By Lisa Wade McCormick

May 25, 2010
Consumers can now report safety problems and concerns about human and pet food on a new website launched by the Food and Drug Administration (FDA) and the National Institutes of Health (NIH).

Consumers, manufacturers, researchers, and public health officials can also file reports about animal drugs and adverse events during human gene transfer trials on the government's new Safety Reporting Portal (SRP).

The website is designed to streamline the process of reporting safety concerns with food, medicine, and other consumer goods to the government before and after the products hit the market, the FDA said.

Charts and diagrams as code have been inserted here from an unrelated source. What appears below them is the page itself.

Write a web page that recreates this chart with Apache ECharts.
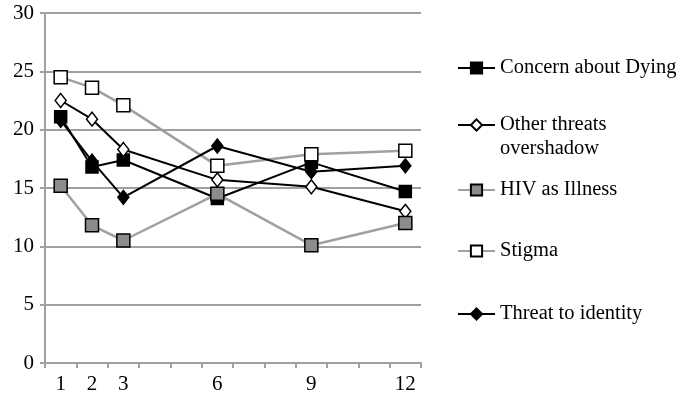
<!DOCTYPE html>
<html><head><meta charset="utf-8">
<script src="https://cdn.jsdelivr.net/npm/echarts@6/dist/echarts.min.js"></script>
<style>html,body{margin:0;padding:0;background:#fff}#c{width:683px;height:403px}</style>
</head><body><div id="c"></div>
<script>
const months = [1,2,3,4,5,6,7,8,9,10,11,12];
const measuredMonths = [1,2,3,6,9,12];
const seriesNames = ['Concern about Dying','Other threats overshadow','HIV as Illness','Stigma','Threat to identity'];
const concernDying   = [21.1,16.8,17.4,14.1,17.2,14.7];
const otherThreats   = [22.5,20.9,18.3,15.7,15.1,13.0];
const hivIllness     = [15.2,11.8,10.5,14.5,10.1,12.0];
const stigma         = [24.5,23.6,22.1,16.9,17.9,18.2];
const threatIdentity = [20.8,17.3,14.2,18.6,16.4,16.9];

const FONT = 'Liberation Serif';
const GRAY = '#a0a0a0';
function full(vals){ return months.map(m => { const i = measuredMonths.indexOf(m); return i < 0 ? null : vals[i]; }); }

const styles = [
  {data: concernDying,   line:'#000', lw:2,   symbol:'rect',    size:12, fill:'#000',    border:'#000'},
  {data: otherThreats,   line:'#000', lw:2,   symbol:'diamond', size:[11,14], fill:'#fff', border:'#000'},
  {data: hivIllness,     line:GRAY,   lw:2.5, symbol:'rect',    size:13, fill:'#8c8c8c', border:'#000'},
  {data: stigma,         line:GRAY,   lw:2.5, symbol:'rect',    size:13, fill:'#fff',    border:'#000'},
  {data: threatIdentity, line:'#000', lw:2,   symbol:'diamond', size:[11,14], fill:'#000', border:'#000'}
];

const series = styles.map((s, k) => ({
  name: seriesNames[k], type: 'line', data: full(s.data), connectNulls: true,
  symbol: s.symbol, symbolSize: s.size, showAllSymbol: true,
  lineStyle: {color: s.line, width: s.lw},
  itemStyle: {color: s.fill, borderColor: s.border, borderWidth: 1.5},
  emphasis: {disabled: true}, animation: false
}));

const legendCenters = [68, 125, 190, 251, 314];
const legends = seriesNames.map((n, k) => ({
  data: [n], orient: 'vertical', left: 457, top: k === 1 ? legendCenters[k] - 36 : legendCenters[k] - 11,
  padding: 0, itemWidth: 37, itemHeight: 14, itemGap: 0, selectedMode: false,
  formatter: k === 1 ? ' \nOther threats\novershadow' : '{name}',
  textStyle: {fontFamily: FONT, fontSize: 20.5, color: '#000', lineHeight: k === 1 ? 24 : 22}
}));

const chart = echarts.init(document.getElementById('c'));
chart.setOption({
  animation: false,
  grid: {left: 45, right: 262, top: 13, bottom: 40, containLabel: false},
  legend: legends,
  xAxis: {
    type: 'category', data: months.map(String), boundaryGap: true,
    axisLine: {lineStyle: {color: GRAY, width: 2}},
    axisTick: {show: true, interval: 0, length: 5, lineStyle: {color: GRAY, width: 2}},
    axisLabel: {interval: 0, margin: 11, fontFamily: FONT, fontSize: 21, color: '#000',
      formatter: v => measuredMonths.includes(+v) ? v : ''},
    splitLine: {show: false}
  },
  yAxis: {
    type: 'value', min: 0, max: 30, interval: 5,
    axisLine: {show: true, lineStyle: {color: GRAY, width: 2}},
    axisTick: {show: true, length: 5, lineStyle: {color: GRAY, width: 2}},
    axisLabel: {margin: 11, fontFamily: FONT, fontSize: 21, color: '#000'},
    splitLine: {show: true, lineStyle: {color: GRAY, width: 2}}
  },
  series: series
});
</script></body></html>
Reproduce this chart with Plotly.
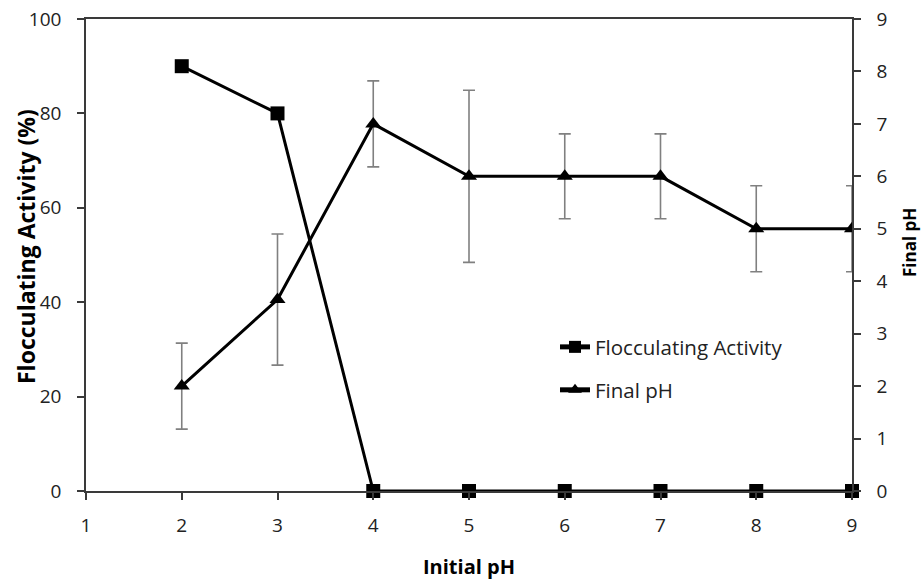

"The portal will be a key detection tool in improving the country's nationwide surveillance system and will strengthen our ability to protect the nation's health," said FDA Commissioner Margaret A. Hamburg. "We will now be able to analyze human and animal safety-related events more quickly and identify those measures needed to protect the public."

Where and how to report

The Web site's four reporting areas are:

• Pet food and treats: Pet owners and veterinarians can file complaints about adverse reactions to these products. "Consumers often transfer dry pet food into other containers for easier handling," the FDA said. "If possible, please save the original packaging until the pet food has been consumed. The packaging contains important information often needed to identify the variety of pet food, the manufacturing plant, and the production date." That information includes the product's lot number, which is stamped on the package and includes a combination of letters and numbers, the best by and expiration date, and the UPC or bar code;

• Reportable Food Registry: Food industry and public health officials can submit reports that are required by law. These reports include problems with food and animal feed that present a "reasonable probability of causing serious adverse health consequences or death to humans or animals," the FDA said;

• Animal drugs: Animal drug manufacturers can report adverse reactions and events associated with their products;

• Clinical Trials: Biomedical researchers involved in human gene transfer clinical trials can report adverse events, indicating any "unanticipated consequences" of the products being tested. Trial sponsors can also use the Web site to prepare reports and send them the agency to satisfy the reporting requirements for investigational new drugs, the FDA said.

The FDA called the Web site "a first step" toward a common electronic reporting system that will ultimately offer one-stop shopping and a place where consumers can file a single report with multiple agencies that may have an interest in the event.

Until then, the Web site will redirect consumers who want to file reports about other products regulated by FDA, the U.S. Department of Agriculture, Environmental Protection Agency, or the Consumer Product Safety Commission to appropriate agency or department.

For example, consumers who want to file a complaint about restaurant food or sanitation are now linked to their local or state health department. And pet owners with concerns about flea and tick product are redirected to the EPA's website.